La avasallante insurgencia de China en los mercados mundiales plantea a nuestro país un escenario de singular complejidad. Su elevada demanda de bienes básicos, en especial minerales, cuyos precios, por ende, han subido y se mantendrán elevados por largo tiempo, nos beneficia, al menos temporalmente, como inciertos exportadores de hidrocarburos, crea un beneficio sostenible en la exportación de carbón y de ferroníquel, pero genera una enorme presión competitiva para buena parte de las manufacturas livianas que hacen parte de nuestra producción industrial: textiles, confecciones, productos del cuero, la cerámica y el plástico, etc.

Ante el desorden que las importaciones chinas causan o amenazan causar en el mercado doméstico, el Estatuto de Adhesión de China a la Organización Mundial de Comercio suscrito en noviembre de 2001 nos ofrece la posibilidad de imponer restricciones temporales.

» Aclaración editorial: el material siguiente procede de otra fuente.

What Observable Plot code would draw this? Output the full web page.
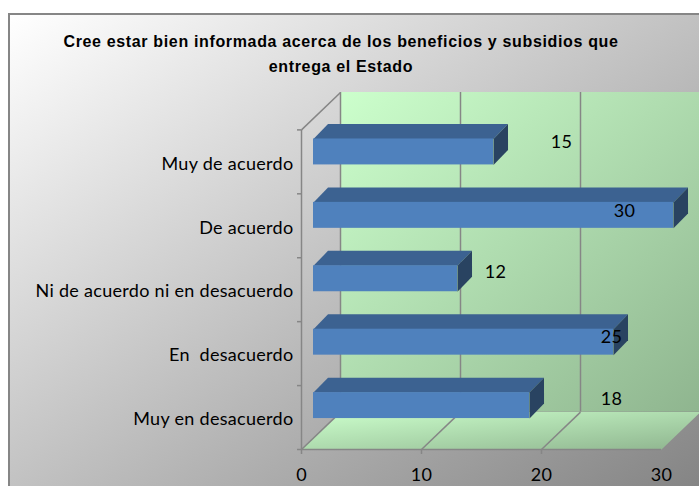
<!DOCTYPE html>
<html><head><meta charset="utf-8">
<script src="https://cdn.jsdelivr.net/npm/d3@7"></script>
<script src="https://cdn.jsdelivr.net/npm/@observablehq/plot@0.6"></script>
<style>
html,body{margin:0;padding:0;background:#fff;overflow:hidden;width:699px;height:486px}
#frame{position:absolute;left:8px;top:13px;width:720px;height:500px;box-sizing:border-box;border:2px solid #868686;background:linear-gradient(to bottom right,#fff,#7f7f7f)}
#title{position:absolute;left:9px;top:29px;width:664px;text-align:center;font:bold 16px/25px "Liberation Sans",Arial,sans-serif;letter-spacing:.65px;color:#000}
#chart{position:absolute;left:0;top:0}
#chart svg{background:transparent;white-space:pre;overflow:hidden}
#chart svg text{letter-spacing:.3px}
</style></head>
<body>
<div id="frame"></div>
<div id="title">Cree estar bien informada acerca de los beneficios y subsidios que<br>entrega el Estado</div>
<div id="chart"></div>
<script>
// bottom-to-top, as on the category axis
const categories = ["Muy en desacuerdo", "En  desacuerdo", "Ni de acuerdo ni en desacuerdo", "De acuerdo", "Muy de acuerdo"];
const values = [18, 25, 12, 30, 15];
const xTicks = [0, 10, 20, 30];
const gridValues = [0, 10, 20];
// where the source chart placed each value label (axis units)
const labelX = [25.83, 25.83, 16.17, 26.92, 21.67];
const labelY = [0.78, 1.75, 2.78, 3.72, 4.81];

const depthX = 3.25, depthY = 0.585;     // wall depth
const barStart = 1, barStep = 0.992, barLow = 0.484, barHigh = 0.89;
const faceX = 1.21, faceY = 0.234;       // bar depth
const gridColor = "#868686", font = "Lato";

const rows = categories.map((c, i) => ({
  c, v: values[i],
  x1: barStart, x2: barStart + values[i],
  y1: i * barStep + barLow, y2: i * barStep + barHigh
}));
const topFace = rows.flatMap(r => [[r.x1, r.y2], [r.x1 + faceX, r.y2 + faceY], [r.x2 + faceX, r.y2 + faceY], [r.x2, r.y2]].map(p => ({c: r.c, x: p[0], y: p[1]})));
const sideFace = rows.flatMap(r => [[r.x2, r.y1], [r.x2 + faceX, r.y1 + faceY], [r.x2 + faceX, r.y2 + faceY], [r.x2, r.y2]].map(p => ({c: r.c, x: p[0], y: p[1]})));
const floor = [[0, 0], [depthX, depthY], [30 + depthX, depthY], [30, 0]].map(p => ({x: p[0], y: p[1]}));
const xMax = 30 + depthX, yMax = 5 + depthY;

function defs() {
  const d = d3.create("svg:defs");
  const grad = (id, a, b) => {
    const g = d.append("linearGradient").attr("id", id).attr("x1", 0).attr("y1", 0).attr("x2", 1).attr("y2", 1);
    g.append("stop").attr("offset", 0).attr("stop-color", a);
    g.append("stop").attr("offset", 1).attr("stop-color", b);
  };
  grad("wallGrad", "#ccffcc", "#8fb58f");
  grad("floorGrad", "#ccffcc", "#8fb58f");
  return d.node();
}
const noLabel = () => "";

const chart = Plot.plot({
  width: 699, height: 486,
  marginTop: 92, marginBottom: 37, marginLeft: 301, marginRight: 0,
  style: {background: "transparent", fontFamily: font},
  x: {domain: [0, xMax], range: [301, 700], axis: null},
  y: {domain: [0, yMax], range: [449, 92], axis: null},
  marks: [
    defs,
    Plot.rect([0], {x1: depthX, x2: xMax, y1: depthY, y2: yMax, fill: "url(#wallGrad)"}),
    Plot.line(floor, {x: "x", y: "y", fill: "url(#floorGrad)", stroke: "none"}),
    Plot.ruleX(gridValues, {x: d => d + depthX, y1: depthY, y2: yMax, stroke: gridColor, strokeWidth: 1.5}),
    Plot.link(gridValues, {x1: d => d, y1: 0, x2: d => d + depthX, y2: depthY, stroke: gridColor, strokeWidth: 1.5}),
    Plot.link([0], {x1: 0, y1: 5, x2: depthX, y2: yMax, stroke: gridColor, strokeWidth: 1.5}),
    Plot.ruleY([0], {x1: 0, x2: 30, stroke: gridColor, strokeWidth: 1.5}),
    Plot.ruleX([0], {y1: 0, y2: 5, stroke: gridColor, strokeWidth: 1.5}),
    Plot.axisY(d3.range(0, 6), {tickSize: 4, tickFormat: noLabel, stroke: gridColor, strokeWidth: 1.5, label: null}),
    Plot.axisX(gridValues, {tickSize: 5, tickFormat: noLabel, stroke: gridColor, strokeWidth: 1.5, label: null}),
    Plot.axisX(xTicks, {tickSize: 0, tickPadding: 19, fontSize: 18, fill: "#000", fontFamily: font, label: null}),
    Plot.axisY(categories.map((_, i) => i + 0.5), {tickSize: 0, tickPadding: 8, dy: 2, fontSize: 18, fill: "#000", fontFamily: font, label: null, tickFormat: d => categories[Math.floor(d)]}),
    Plot.line(topFace, {x: "x", y: "y", z: "c", fill: "#3c6291", stroke: "none"}),
    Plot.line(sideFace, {x: "x", y: "y", z: "c", fill: "#294361", stroke: "none"}),
    Plot.rect(rows, {x1: "x1", x2: "x2", y1: "y1", y2: "y2", fill: "#4f81bd"}),
    Plot.text(values, {x: (d, i) => labelX[i], y: (d, i) => labelY[i], text: d => String(d), fontSize: 18, fill: "#000", fontFamily: font})
  ]
});
document.getElementById("chart").append(chart);
</script>
</body></html>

Es lo que el Gobierno ha hecho en ciertos casos y podría hacer en otros, desde luego actuando con estricto sometimiento a la legislación nacional e internacional aplicable, y dispuestos a sustituir las medidas unilaterales por acuerdos con China que tengan efectos equivalentes. Vencidos los plazos pertinentes nos veremos ante un dilema clarísimo: o abrir a plenitud nuestro mercado o, violando los compromisos asumidos en la OMC, cuyos miembros representan más del 90% del comercio mundial, aislarnos como si fuéramos “El Tibet de Suramérica” del que se hablara años atrás.

Aún si fuere posible (e inteligente) cerrar el acceso al mercado interno, inexorablemente tenemos que competir con China en los mercados externos a los que uno y otro país concurren; al de los Estados Unidos, para no ir más lejos. De allí una de las razones estratégicas para la culminación exitosa del TLC, proceso que, lo digo con algún conocimiento de causa, no tiene el camino despejado. Sin embargo, y sea cual fuere el resultado de los esfuerzos que tras ese objetivo se realizan, Colombia tiene que dar saltos de canguro en el mejoramiento de su competitividad. Veamos algunos factores críticos.

La tasa nominal de impuesto sobre la renta para sociedades es del 38.5%. Así la tasa efectiva o neta de exenciones y descuentos sea inferior para ciertos empresarios, es una de las más elevadas del continente. Chile, por ejemplo, que es paradigma continental en el crecimiento y la reducción de la pobreza tiene una tarifa nominal del 16%. El costo promedio de la energía para usos industriales es de US $ 0.46 por kilovatio hora, a pesar de que los costos de generación son la mitad de esa cifra, lo cual implica que se pierdan las ventajas derivadas de la abundancia de recursos para producirla (agua y carbón). Esto nos obliga a examinar los costos de transmisión y distribución; y el sistema de subsidios cruzados en beneficio de los consumidores pobres. ¿No será que conviene desplazar esa responsabilidad a los presupuestos públicos de la Nación y las entidades territoriales?

Los costos del agua para usos industriales en Bogota y Medellín son, después de San José, los más elevados dentro de un catálogo amplio de ciudades de América Latina. ¿Cómo es esto posible si Colombia tiene una de las mayores reservas hídricas del mundo en proporción a su territorio? En los últimos años el salario mínimo real, que es el referente para todos los demás salarios, viene creciendo con celeridad. ¿Será posible competir con China sin atar los ajustes salariales al incremento de la productividad? De lo contrario, ¿no se produciría una severa caída del empleo formal? 

Decir estas cosas resulta ingrato pero, tal vez, conveniente: no por cerrar los ojos cambia la realidad.